O senhor Merito, que também era mestre-de-cerimónias do es-tra-or-di-ná-ri-ooo... ex-pe-ctá-cu-looo!!!..., padecia de uns óculos com lentes verdes de fundo de garrafa Carvalhelhos versão 1960, que, aos meus olhos infantis e crentes, justificavam à partida os poderes adivinhatórios de que ele estava evidentemente investido.
Coisas de outro mundo. No circo aprendi palavras sen-sa-ci-o-nais, que gostava de ouvir e de dizer e não sabia o que significavam: funambulista, malabarista, contorcionista, equilibrista, acrobata voador, faquir, trapezista, pirofagista, globista, faquista, mais engolidor de espadas, palhaço e ilusionista - estas três eu ia lá -, e que hoje percebo que todas são afinal meros adereços ou adjectivos para outra palavra do léxico circense que é a palavra... político.

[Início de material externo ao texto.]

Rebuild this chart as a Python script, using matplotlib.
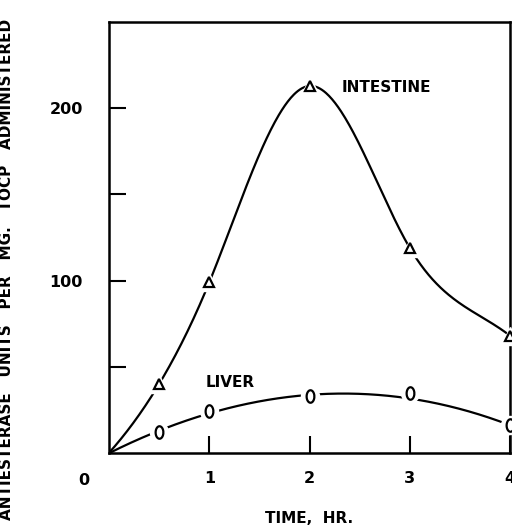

Agora? Agora andam por aí circos com nomes paisanos, insossos, e a magia foi um ar que se lhe deu. Nomes de linha média em quatro-quatro-dois losango: Rúben, Cláudio, Leandro e Walter Dias. Nomes do dia-a-dia, corriqueiros, sem pés nem cabeça, como se fossem nomes de talhos ou retrosarias. Como se fossem: o Circo Almeida, o Circo Brochado, o Circo Ferreira, o Circo Gomes, o Circo Lopes, o Circo Magalhães, o Circo Santos. O Circo Celso. Sem o glamour de um Tony, sem o garbo de um Fredy, sem as lantejoulas de uma Nandy nem as meias de rede de uma Mirita no seu rola-rola, ainda que rotas, porque no circo é importante trabalhar com rede, posto que sem fio, portanto Wi-Fi.
E ainda haverá palhaços excêntricos musicais? E a profissão está devidamente reconhecida e enquadrada? Tem ordem? Carteira profissional?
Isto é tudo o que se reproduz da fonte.